Mengalur dalam perjalanan politis, mencoba untuk membuka mataku terhadap dunia. Sejak SMP, aku menyingkap segala ajaran atau pemahaman yang terkesan memaksa, doktrin, dan menyempitkan ruang imajinasiku.
Aku pernah menulis pandanganku mengenai G30S saat masih duduk di bangku SMP. Mencoba untuk mengontradiksi kawan-kawan sebaya yang tampak normie bagiku.
Contohnya, mereka berlagak menjadi fasis atau nazi karena ideologi tersebut yang menjadi lawan ideologi komunis atau bahkan hanya karena mereka menghabisi Yahudi.
Aku terus menjelajahi bagian dunia lain yang gelap dan terabaikan, tidak terjamah kurikulum sekolah atau terjamah dengan cara yang salah.
Meski aku menyadari tidak dapat menjalani garis hidupku sepenuhnya dengan pengetahuan tersebut, tetapi setidaknya aku memiliki bekal dan wawasan akan kehidupan.
Memasuki bangku SMA, aku merasa beruntung ditemukan dengan guru-guru muda yang meninggalkan pikiran-pikiran golongan tua yang memenjarakan isi kepala.
Mereka paham betul bahwa pengetahuan bukanlah kejahatan, dan memberikan hal tersebut pada murid-murid mereka ini adalah sebuah amal yang diperlukan.
Membeberkan kebenaran pahit saja tidak akan membuat seseorang melupakan rekayasa manis yang telah lama mereka tinggali.
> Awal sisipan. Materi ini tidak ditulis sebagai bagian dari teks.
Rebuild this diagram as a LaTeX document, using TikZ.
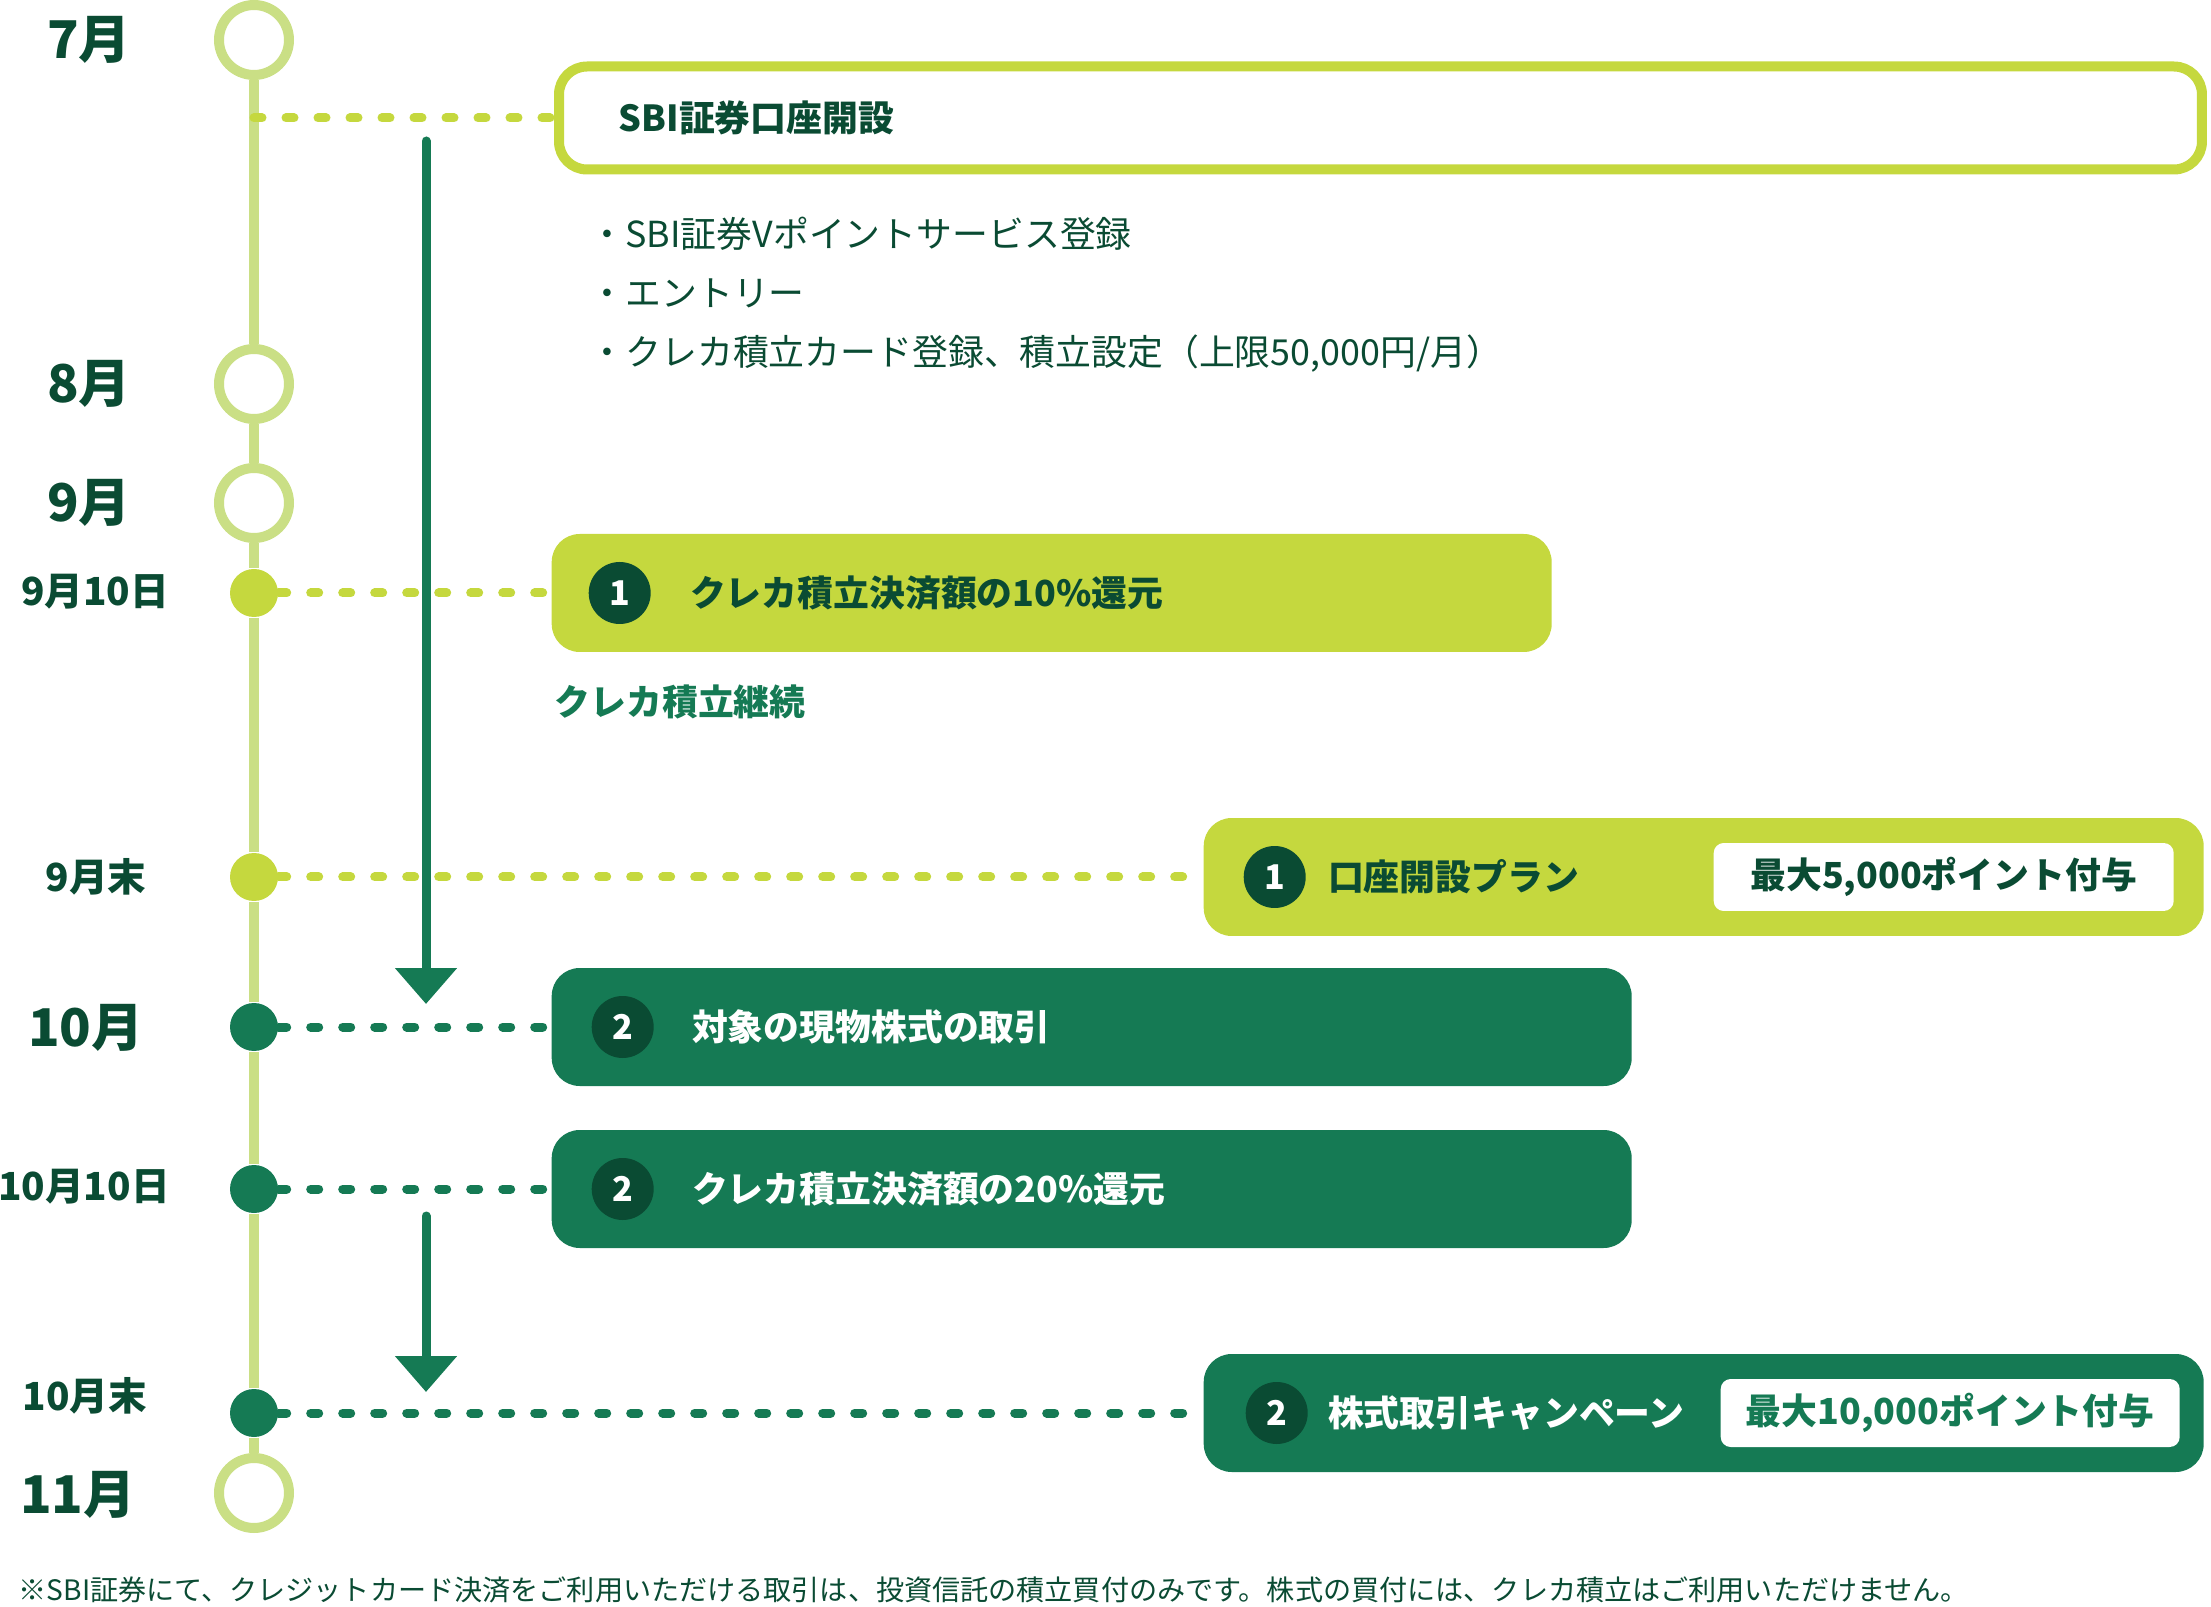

Melainkan sebuah tolak ukur atau pembanding yang tidak mutlak.
Kasus-kasus pelanggaran HAM semacam pembunuhan, penculikkan, korporat keparat, dan sebagainya telah menjadi makanan bagiku atau siapapun yang merelakan telinganya terbuka bersama dengan pikiran dan hatinya.
Kisah tersebut tampak klise dalam lembar sejarah, tetapi pembuktiannya mudah saja dengan membandingkan apa yang terjadi di masa saat ini.
Aktor-aktor yang berperan, terlibat, dan turut andil masih memiliki kendali di negeri ini. Tidak lain dan tidak bukan segala kisah serupa belakangan ini merupakan perbuatan mereka atau setidaknya adalah akibat daripadanya.